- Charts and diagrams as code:
——

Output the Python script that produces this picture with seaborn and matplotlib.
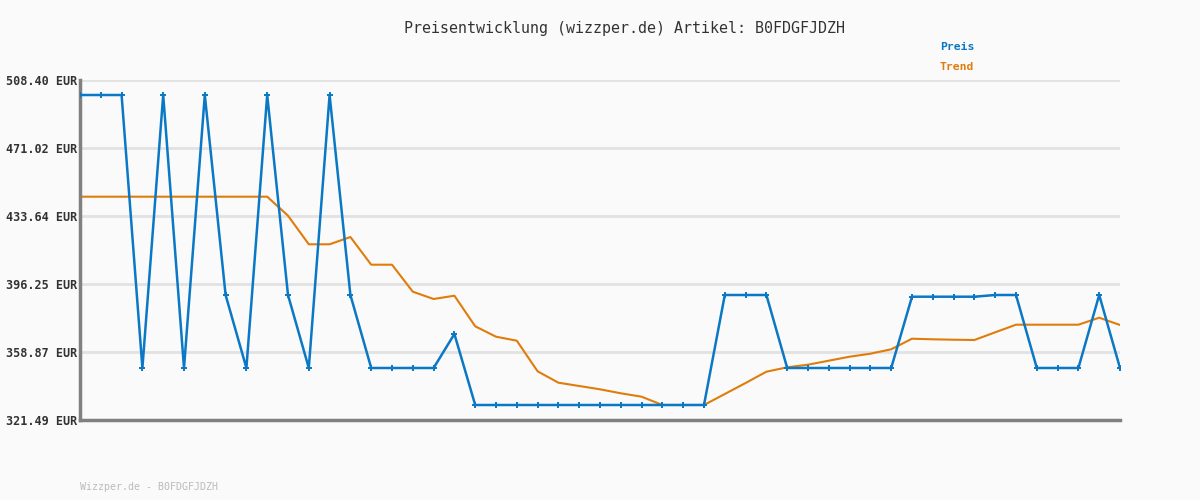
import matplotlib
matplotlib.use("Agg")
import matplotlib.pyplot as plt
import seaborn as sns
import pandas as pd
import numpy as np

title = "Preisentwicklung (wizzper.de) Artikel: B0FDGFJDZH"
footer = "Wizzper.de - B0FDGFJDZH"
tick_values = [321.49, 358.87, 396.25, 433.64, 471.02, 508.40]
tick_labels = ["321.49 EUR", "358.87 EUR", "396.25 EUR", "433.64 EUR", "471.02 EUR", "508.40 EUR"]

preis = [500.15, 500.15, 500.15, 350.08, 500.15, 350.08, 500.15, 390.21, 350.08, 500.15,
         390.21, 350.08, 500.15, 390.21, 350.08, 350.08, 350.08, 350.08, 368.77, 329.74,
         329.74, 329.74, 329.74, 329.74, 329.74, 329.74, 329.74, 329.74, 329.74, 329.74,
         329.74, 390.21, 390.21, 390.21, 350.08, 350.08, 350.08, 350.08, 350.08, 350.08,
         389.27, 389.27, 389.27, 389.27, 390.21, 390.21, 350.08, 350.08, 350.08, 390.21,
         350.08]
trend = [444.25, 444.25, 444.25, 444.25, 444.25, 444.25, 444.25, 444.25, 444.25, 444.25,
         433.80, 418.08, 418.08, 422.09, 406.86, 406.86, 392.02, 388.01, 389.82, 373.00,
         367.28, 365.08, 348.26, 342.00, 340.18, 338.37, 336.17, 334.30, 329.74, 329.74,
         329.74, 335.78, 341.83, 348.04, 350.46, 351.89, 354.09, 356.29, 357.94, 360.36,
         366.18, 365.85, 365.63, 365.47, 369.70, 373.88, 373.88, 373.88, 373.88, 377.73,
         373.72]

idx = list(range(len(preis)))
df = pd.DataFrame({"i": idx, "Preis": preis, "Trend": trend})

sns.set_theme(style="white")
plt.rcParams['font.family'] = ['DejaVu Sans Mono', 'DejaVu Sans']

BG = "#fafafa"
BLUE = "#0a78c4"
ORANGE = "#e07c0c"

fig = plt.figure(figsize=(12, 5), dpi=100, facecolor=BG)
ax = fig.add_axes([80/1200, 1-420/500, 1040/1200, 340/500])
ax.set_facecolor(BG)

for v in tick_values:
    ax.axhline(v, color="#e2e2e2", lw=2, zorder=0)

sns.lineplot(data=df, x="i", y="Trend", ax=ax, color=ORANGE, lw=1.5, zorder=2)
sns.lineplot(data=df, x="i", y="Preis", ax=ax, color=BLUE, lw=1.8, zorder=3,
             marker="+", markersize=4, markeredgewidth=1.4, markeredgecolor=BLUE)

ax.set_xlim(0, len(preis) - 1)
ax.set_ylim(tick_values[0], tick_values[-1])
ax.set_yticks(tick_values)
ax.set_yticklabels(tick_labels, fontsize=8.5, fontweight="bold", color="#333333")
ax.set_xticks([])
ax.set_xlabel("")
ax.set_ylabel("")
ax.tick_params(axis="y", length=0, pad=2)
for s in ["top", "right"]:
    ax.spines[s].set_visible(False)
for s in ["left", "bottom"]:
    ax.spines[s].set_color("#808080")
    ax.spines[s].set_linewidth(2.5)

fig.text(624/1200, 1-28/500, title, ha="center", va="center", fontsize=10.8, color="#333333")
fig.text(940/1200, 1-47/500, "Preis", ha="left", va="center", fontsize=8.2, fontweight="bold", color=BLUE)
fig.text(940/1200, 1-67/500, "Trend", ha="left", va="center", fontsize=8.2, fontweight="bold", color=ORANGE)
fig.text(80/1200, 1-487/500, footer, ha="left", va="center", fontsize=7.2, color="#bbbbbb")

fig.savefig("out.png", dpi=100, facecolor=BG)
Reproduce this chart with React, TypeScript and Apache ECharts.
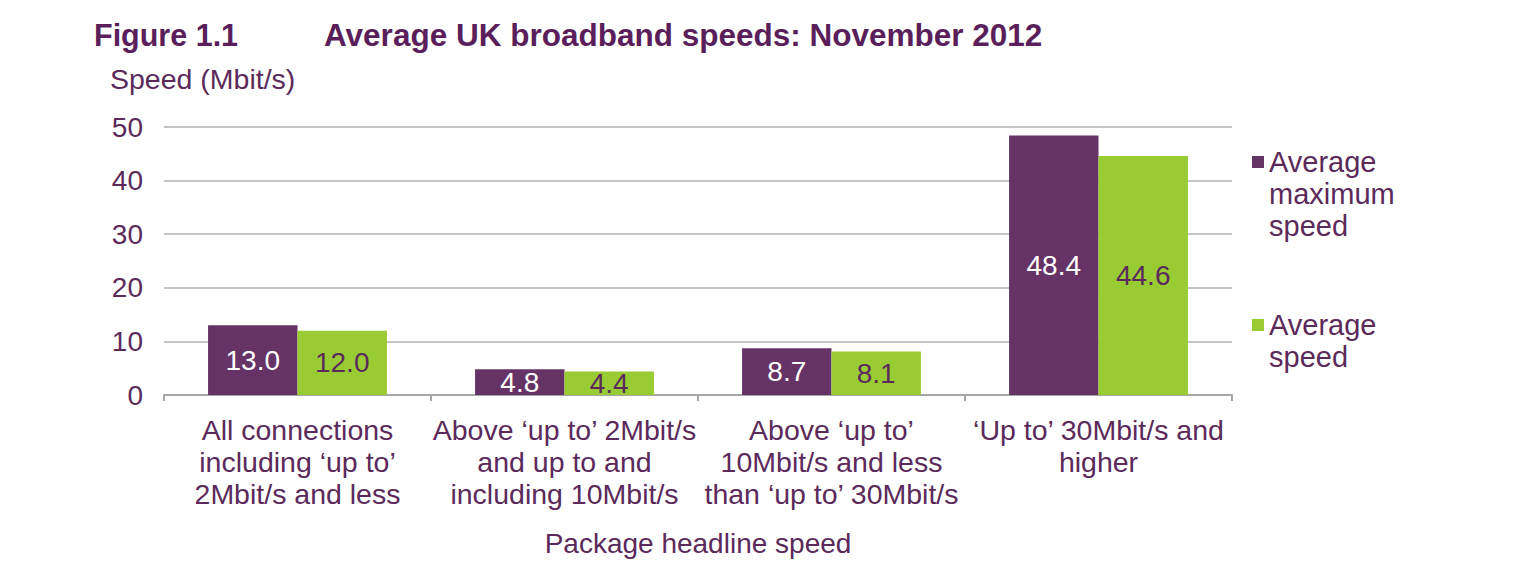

——

- GOAL OF THE EXERCISE:
Leave the pictures out, and transcribe each of the records exactly.

- WRITTEN RESPONSE:
Output the Python script that produces this picture with seaborn and matplotlib.
import matplotlib
matplotlib.use("Agg")
import matplotlib.pyplot as plt
import seaborn as sns
import pandas as pd
import numpy as np

title = "Preisentwicklung (wizzper.de) Artikel: B0FDGFJDZH"
footer = "Wizzper.de - B0FDGFJDZH"
tick_values = [321.49, 358.87, 396.25, 433.64, 471.02, 508.40]
tick_labels = ["321.49 EUR", "358.87 EUR", "396.25 EUR", "433.64 EUR", "471.02 EUR", "508.40 EUR"]

preis = [500.15, 500.15, 500.15, 350.08, 500.15, 350.08, 500.15, 390.21, 350.08, 500.15,
         390.21, 350.08, 500.15, 390.21, 350.08, 350.08, 350.08, 350.08, 368.77, 329.74,
         329.74, 329.74, 329.74, 329.74, 329.74, 329.74, 329.74, 329.74, 329.74, 329.74,
         329.74, 390.21, 390.21, 390.21, 350.08, 350.08, 350.08, 350.08, 350.08, 350.08,
         389.27, 389.27, 389.27, 389.27, 390.21, 390.21, 350.08, 350.08, 350.08, 390.21,
         350.08]
trend = [444.25, 444.25, 444.25, 444.25, 444.25, 444.25, 444.25, 444.25, 444.25, 444.25,
         433.80, 418.08, 418.08, 422.09, 406.86, 406.86, 392.02, 388.01, 389.82, 373.00,
         367.28, 365.08, 348.26, 342.00, 340.18, 338.37, 336.17, 334.30, 329.74, 329.74,
         329.74, 335.78, 341.83, 348.04, 350.46, 351.89, 354.09, 356.29, 357.94, 360.36,
         366.18, 365.85, 365.63, 365.47, 369.70, 373.88, 373.88, 373.88, 373.88, 377.73,
         373.72]

idx = list(range(len(preis)))
df = pd.DataFrame({"i": idx, "Preis": preis, "Trend": trend})

sns.set_theme(style="white")
plt.rcParams['font.family'] = ['DejaVu Sans Mono', 'DejaVu Sans']

BG = "#fafafa"
BLUE = "#0a78c4"
ORANGE = "#e07c0c"

fig = plt.figure(figsize=(12, 5), dpi=100, facecolor=BG)
ax = fig.add_axes([80/1200, 1-420/500, 1040/1200, 340/500])
ax.set_facecolor(BG)

for v in tick_values:
    ax.axhline(v, color="#e2e2e2", lw=2, zorder=0)

sns.lineplot(data=df, x="i", y="Trend", ax=ax, color=ORANGE, lw=1.5, zorder=2)
sns.lineplot(data=df, x="i", y="Preis", ax=ax, color=BLUE, lw=1.8, zorder=3,
             marker="+", markersize=4, markeredgewidth=1.4, markeredgecolor=BLUE)

ax.set_xlim(0, len(preis) - 1)
ax.set_ylim(tick_values[0], tick_values[-1])
ax.set_yticks(tick_values)
ax.set_yticklabels(tick_labels, fontsize=8.5, fontweight="bold", color="#333333")
ax.set_xticks([])
ax.set_xlabel("")
ax.set_ylabel("")
ax.tick_params(axis="y", length=0, pad=2)
for s in ["top", "right"]:
    ax.spines[s].set_visible(False)
for s in ["left", "bottom"]:
    ax.spines[s].set_color("#808080")
    ax.spines[s].set_linewidth(2.5)

fig.text(624/1200, 1-28/500, title, ha="center", va="center", fontsize=10.8, color="#333333")
fig.text(940/1200, 1-47/500, "Preis", ha="left", va="center", fontsize=8.2, fontweight="bold", color=BLUE)
fig.text(940/1200, 1-67/500, "Trend", ha="left", va="center", fontsize=8.2, fontweight="bold", color=ORANGE)
fig.text(80/1200, 1-487/500, footer, ha="left", va="center", fontsize=7.2, color="#bbbbbb")

fig.savefig("out.png", dpi=100, facecolor=BG)
Reproduce this chart with React, TypeScript and Apache ECharts.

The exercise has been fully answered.